The virual file system of cgroups are the significant service in Linux Kernel, to avoid violating the container environment, we prevent to overwrite the them on container. While the mounting points on container is hardcoded in the program, be awared to mount following directory to the exact pathes (on container).
- The process directory for container ID/directory lookup:
/proc
to/tmp/proc
- The prefix directory tree for container metrics: by default, mount
/sys/fs/cgroup/kubepods.slice
to/tmp/cgroup
. In fact, the subdirectory of a container in cgroupfs is NOT in a fixed style in K8s. This can be varied by the versions of cgroup and K8s, and the QoS of the container.

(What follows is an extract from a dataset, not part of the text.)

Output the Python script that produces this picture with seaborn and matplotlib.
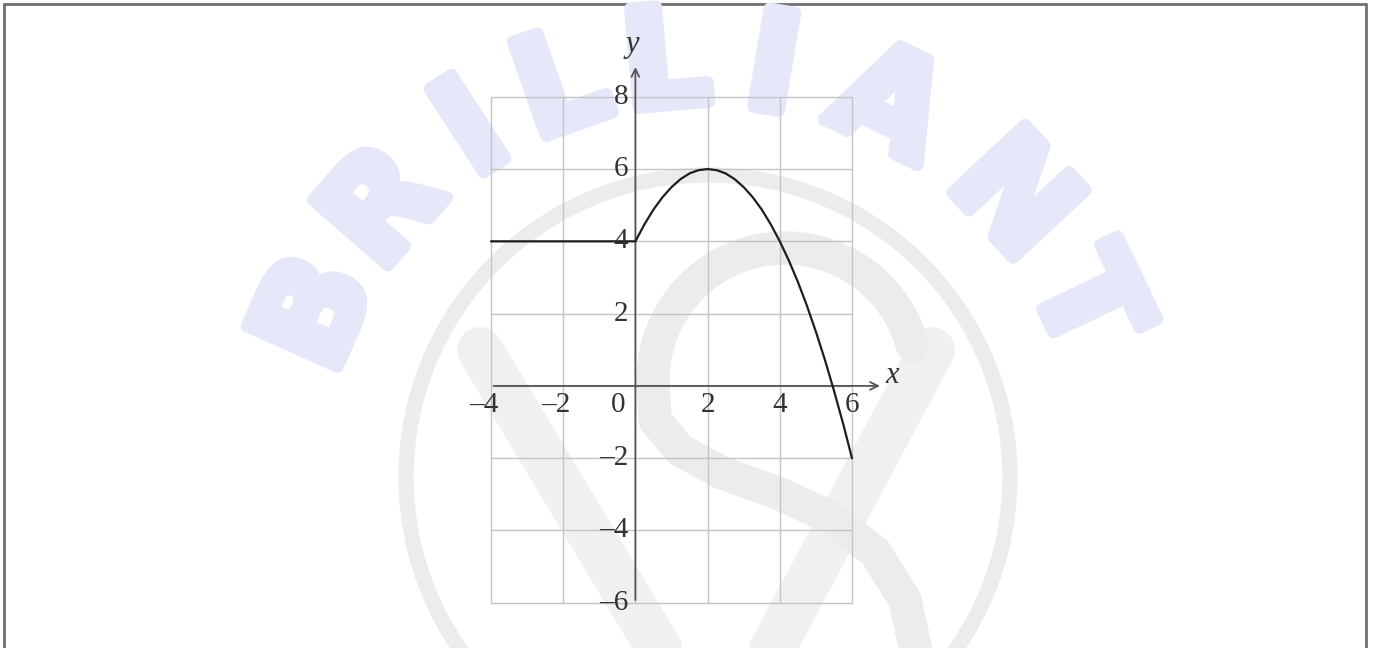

In cgroup v2 with K8s 1.31,- If container is only set resource requests: change mounting point to
/sys/fs/cgroup/kubepods.slice/kubepods-burstable.slice
- If container isn't set any resource tag: use
/sys/fs/cgroup/kubepods.slice/kubepods-besteffort.slice
- If container is only set resource requests: change mounting point to
- output file directory to
/output/
Based on previous sections, you can run Colibri job with the carefully configured command.
$ docker run -v /proc:/test/proc -v /sys/fs/cgroup:/tmp/cgroup -v /my-colibri/log/:/output colibri:latest colibri --pid 1234 --mtype net --span 10 --iter 24000 --out yoman --pert 98
We can also run our Colibri job through K8s, for getting the metrics on specific workers.
Please refer to the file ./k8s/colibri.yml
and ./k8s/run_colibri.sh
.
run_colibri.sh
is a helper script which gives some directions for how to work with the standalone Colibri job:
-
Run your application (marked as
$APP_YAML
). -
Get the process ID of your application's container (fetched by
$CMD_KEYWORD
, and accessed with$USER
and$HOSTNAME
, where is running the application). -
Add the process ID to Colibri K8s YAML.
-
Run Colibri Job, after it is finished, check the metrics querying results.
You can check ./k8s/colibri-api-callback.yml
.
We will run a job with proper permission attached to it.
The other job configurations are similar to the standalone version. Just be careful of the flag --out
.